If it seems your sex life isn't what it once was, you're not alone.
A new study suggests fewer people in the U.S. are living with partners and those who are married or living together are having less sex.
The study "Declines in Sexual Frequency among American Adults, 1989–2014" was published in the Archives of Sexual Behavior.
One reason Americans may be having less sex is that they are unattached, with just 59 per cent of people living with a partner in 2014, compared with 66 per cent in 1986, the study said.
Researchers from San Diego University in California, Widener University in Chester, Penn., and Florida Atlantic University in Boca Raton, Fla., used data from the U.S. General Social Survey which posed questions to a representative sample of 26,620 American adults from 1989-2014.
They found the biggest decline was in sexual frequency in couples who were in stable relationships.
In 1990, married couples typically had sex 73 times a year, but by 2014, they had sex 55 times a year, according to researchers from San Diego University in California, Widener University in Chester, Penn., and Florida Atlantic University in Boca Raton, Fla.
Singles now have more sex than couples
It used to be that singles had less sex overall than people in couples, but single people are reporting having sex 59 times a year, about the same as in 1990 and more than couples.

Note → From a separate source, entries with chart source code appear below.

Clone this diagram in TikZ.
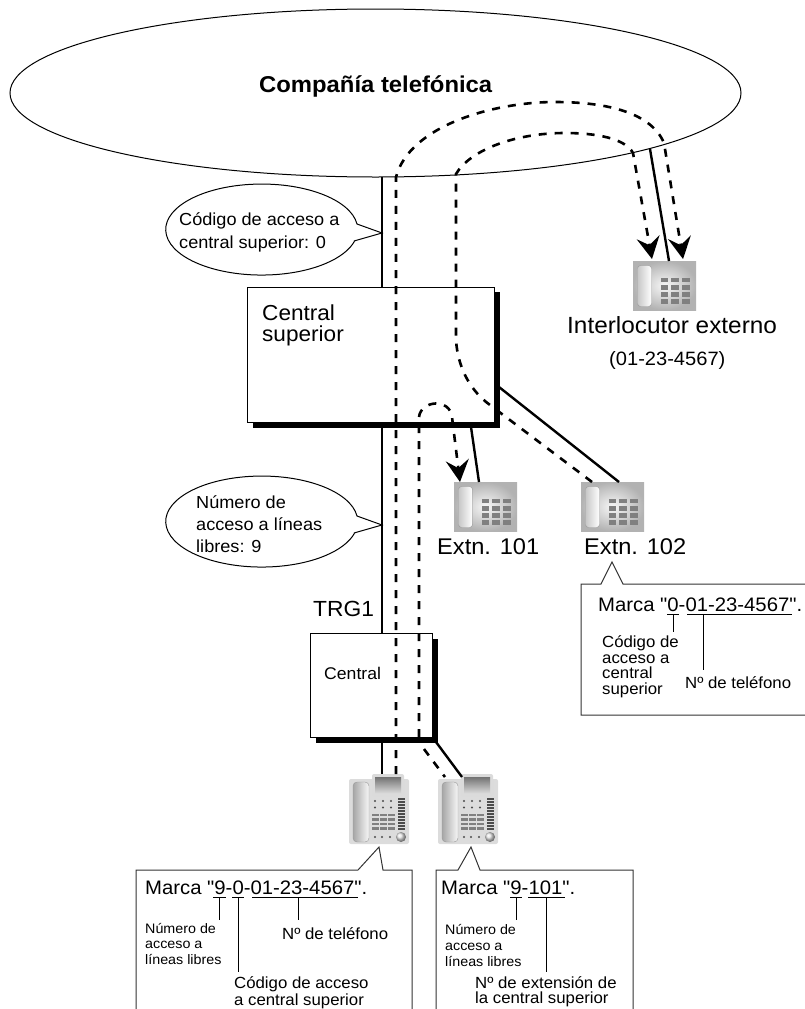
\documentclass[tikz,border=0pt]{standalone}
\usepackage{fontspec}
\newfontfamily\labelfont[FakeStretch=1.04]{Liberation Sans}
\usetikzlibrary{arrows.meta,shapes.geometric,shadows}
\definecolor{keygray}{HTML}{808080}
\definecolor{bodygray}{HTML}{DCDCDC}
\newcommand{\sizedtext}[2]{\labelfont\fontsize{#1}{#2}\selectfont}
\tikzset{
	lbl/.style={inner sep=0pt,anchor=base west,align=left},
	bigtext/.style={lbl,font=\sizedtext{21.8}{21}},
	marktext/.style={lbl,font=\sizedtext{19.6}{20}},
	notetext/.style={lbl,font=\sizedtext{16.2}{15.7}},
	tinytext/.style={lbl,font=\sizedtext{13.8}{15.7}},
	bubbletext/.style={lbl,font=\sizedtext{17.5}{22.5}},
	pbx/.style={draw,fill=white,line width=1bp,inner sep=0pt,anchor=north west,
		drop shadow={shadow xshift=5bp,shadow yshift=-5bp,fill=black,opacity=1}},
	trunk/.style={line width=2.4bp},
	voice/.style={line width=2.6bp,dash pattern=on 8bp off 8bp},
	thin line/.style={line width=1bp,draw=black!80},
	faxphone/.pic={
		\shade[inner color=black!3,outer color=black!30] (0,0) rectangle (63,49);
		\draw[draw=black!40,left color=black!22,right color=white,rounded corners=3bp] (4.5,4.5) rectangle (18.5,45.5);
		\foreach \kx in {27.7,38.3,49.3}
			\foreach \ky in {16.7,24,31,38}
				\fill[keygray] (\kx,\ky) rectangle +(7.5,4.6);
	},
	deskphone/.pic={
		\fill[bodygray,rounded corners=2bp] (0,5) rectangle (60,70);
		\fill[black!14,rounded corners=2bp] (23,0) rectangle (55,22);
		\shade[top color=black!55,bottom color=black!15] (26,3) rectangle (52,19);
		\draw[draw=black!40,left color=black!35,right color=black!3,rounded corners=4bp] (4,8) rectangle (20,68);
		\foreach \kx in {26,34,42}
			\foreach \ky in {27,33.5}
				\fill[black!70] (\kx,\ky) circle (1.1bp);
		\foreach \ky in {24,27,...,56}
			\fill[black!70] (49,\ky) rectangle +(7,2);
		\foreach \kx in {23,31,39}
			\foreach \ky in {39.5,44,48.5,53}
				\fill[black!50] (\kx,\ky) rectangle +(7,2.6);
		\foreach \kx in {26,33,41}
			\fill[black!70] (\kx,63) circle (1.1bp);
		\shade[ball color=black!12] (52,63) circle (5bp);
	}
}
\begin{document}
\begin{tikzpicture}[x=1bp,y=-1bp,>={Stealth[length=22bp,width=23bp,inset=8bp]}]
	\useasboundingbox (0,0) rectangle (805,1009);

	\node[draw,ellipse,line width=1bp,minimum width=731bp,minimum height=168bp,inner sep=0pt] (telco) at (375.5,93) {};
	\node[lbl,font=\sizedtext{23}{23}\bfseries] (telcotext) at (259,92) {Compañía telefónica};

	\node[pbx,minimum width=247bp,minimum height=135.5bp] (superior) at (247,286.5) {};
	\node[pbx,minimum width=122bp,minimum height=104bp] (central) at (310,633) {};
	\node[bigtext] (superiortext) at (262,320) {Central};
	\node[bigtext] (superiortextb) at (262,341) {superior};
	\node[lbl,font=\sizedtext{17}{17}] (centraltext) at (324,679) {Central};

	\pic at (633,261) {faxphone};
	\pic at (454,482) {faxphone};
	\pic at (581,482) {faxphone};
	\pic at (349,774) {deskphone};
	\pic at (438,774) {deskphone};

	\coordinate (telcoA) at (382,177);
	\coordinate (superiorA) at (382,286.5);
	\coordinate (superiorB) at (382,427);
	\coordinate (centralA) at (382,633);
	\coordinate (centralB) at (382,742);
	\coordinate (deskA) at (382,774);
	\coordinate (telcoB) at (650,149);
	\coordinate (faxA) at (669,261);
	\coordinate (superiorC) at (471,427);
	\coordinate (faxB) at (479,482);
	\coordinate (superiorD) at (499,387);
	\coordinate (faxC) at (619,482);
	\coordinate (centralC) at (436,742);
	\coordinate (deskB) at (462,777);

	\draw[trunk] (telcoA)--(superiorA);
	\draw[trunk] (superiorB)--(centralA);
	\draw[trunk] (centralB)--(deskA);
	\draw[trunk] (telcoB)--(faxA);
	\draw[trunk] (superiorC)--(faxB);
	\draw[trunk] (superiorD)--(faxC);
	\draw[trunk] (centralC)--(deskB);

	\coordinate (voiceA) at (396,774);
	\coordinate (voiceAend) at (683,259);
	\coordinate (voiceB) at (592,482);
	\coordinate (voiceBend) at (652,259);
	\coordinate (voiceC) at (419,737);
	\coordinate (voiceCend) at (460,482);
	\coordinate (voiceD) at (424,749);
	\coordinate (voiceDend) at (445,777);

	\draw[voice,->] (voiceA)--(396,177) .. controls (410,125) and (495,102) .. (555,102) .. controls (600,102) and (650,110) .. (664,143)--(voiceAend);
	\draw[voice,->] (voiceB)--(490,405) .. controls (472,392) and (458,370) .. (456,340)--(456,174) .. controls (470,150) and (515,133) .. (565,133) .. controls (595,133) and (625,138) .. (633,153)--(voiceBend);
	\draw[voice,->] (voiceC)--(419,417) .. controls (421,400) and (450,398) .. (452,417)--(voiceCend);
	\draw[voice] (voiceD)--(voiceDend);

	\draw[line width=1bp] (354,241)--(382,233)--(357,224) arc[start angle=-7,end angle=-345.4,x radius=96,y radius=45.5];
	\draw[line width=1bp] (354,533)--(382,525)--(357,516) arc[start angle=-7,end angle=-345.4,x radius=96,y radius=45.5];
	\node[bubbletext] (bubbleA) at (179,225) {Código de acceso a};
	\node[bubbletext] (bubbleAb) at (179,248) {central superior: 0};
	\node[bubbletext] (bubbleB) at (196,508) {Número de};
	\node[bubbletext] (bubbleBb) at (196,530) {acceso a líneas};
	\node[bubbletext] (bubbleBc) at (196,552) {libres: 9};

	\node[lbl,font=\sizedtext{23.5}{23}] (externo) at (567,333) {Interlocutor externo};
	\node[lbl,font=\sizedtext{19.4}{19}] (externonum) at (609,365) {(01-23-4567)};
	\node[lbl,font=\sizedtext{22.8}{23}] (extnA) at (437,554.5) {Extn. 101};
	\node[lbl,font=\sizedtext{22.8}{23}] (extnB) at (584,554.5) {Extn. 102};
	\node[lbl,font=\sizedtext{22}{22}] (trg) at (313,616) {TRG1};

	\draw[thin line] (136,1009)--(136,870)--(358,870)--(379,847)--(383,870)--(412,870)--(412,1009);
	\draw[thin line] (436,1009)--(436,870)--(458,870)--(471,847)--(480,870)--(633,870)--(633,1009);
	\draw[thin line] (805,584)--(623,584)--(612,562)--(601,584)--(581,584)--(581,715)--(805,715);

	\node[marktext] (markA) at (145,894) {Marca "9-0-01-23-4567".};
	\draw[line width=1bp] (213,897)--(226,897) (232,897)--(244,897) (252,897)--(358,897);
	\draw[line width=1bp] (219,897)--(219,920) (238,897)--(238,972) (298,897)--(298,920);
	\node[tinytext] (markAa) at (145,933) {Número de};
	\node[tinytext] (markAb) at (145,948.5) {acceso a};
	\node[tinytext] (markAc) at (145,964) {líneas libres};
	\node[notetext] (markAd) at (282,939) {Nº de teléfono};
	\node[notetext] (markAe) at (234,988) {Código de acceso};
	\node[notetext] (markAf) at (234,1005) {a central superior};

	\node[marktext] (markB) at (441,894) {Marca "9-101".};
	\draw[line width=1bp] (510,897)--(522,897) (528,897)--(565,897);
	\draw[line width=1bp] (516,897)--(516,920) (546,897)--(546,972);
	\node[tinytext] (markBa) at (445,934) {Número de};
	\node[tinytext] (markBb) at (445,950) {acceso a};
	\node[tinytext] (markBc) at (445,966) {líneas libres};
	\node[notetext] (markBd) at (475,988) {Nº de extensión de};
	\node[notetext] (markBe) at (475,1003) {la central superior};

	\node[marktext] (markC) at (598,611) {Marca "0-01-23-4567".};
	\draw[line width=1bp] (667,614)--(679,614) (687,614)--(792,614);
	\draw[line width=1bp] (673,614)--(673,632) (703,614)--(703,670);
	\node[notetext] (markCa) at (602,647) {Código de};
	\node[notetext] (markCb) at (602,663) {acceso a};
	\node[notetext] (markCc) at (602,678) {central};
	\node[notetext] (markCd) at (602,694) {superior};
	\node[notetext] (markCe) at (685,688) {Nº de teléfono};
\end{tikzpicture}
\end{document}
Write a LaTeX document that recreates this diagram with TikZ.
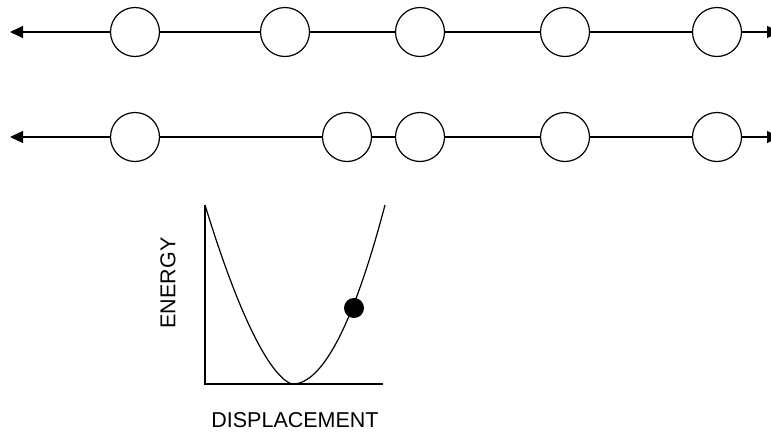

Jean Tenge, a San Diego State University psychology professor and co-author of the study, points out that sexual frequency declines with age and people are now getting married later in life.
They also have children later, so parenting takes up more of the evening hours that might have been devoted to intimacy.
But she notes that frequency of sex declined sharply for both married and unmarried people starting in 2008, when electronic devices began to take more of people's time.
Devices that distract us
Smartphones premiered in 2007 and Netflix and YouTube were becoming big about the same time, providing a multitude of entertainment options.
"Our entertainment is more entertaining, and more on-demand than it once was," Twenge said. "There are a lot more things to do at 10 p.m. at home than there used to be."
The study found the number of hours people worked did not seem to have an impact on sexual frequency, nor did education or race.
But age did.
Americans in their 20s had sex an average of about 80 times per year, but that declines to 60 times a year by age 45 and about 20 times per year for those in their 60s.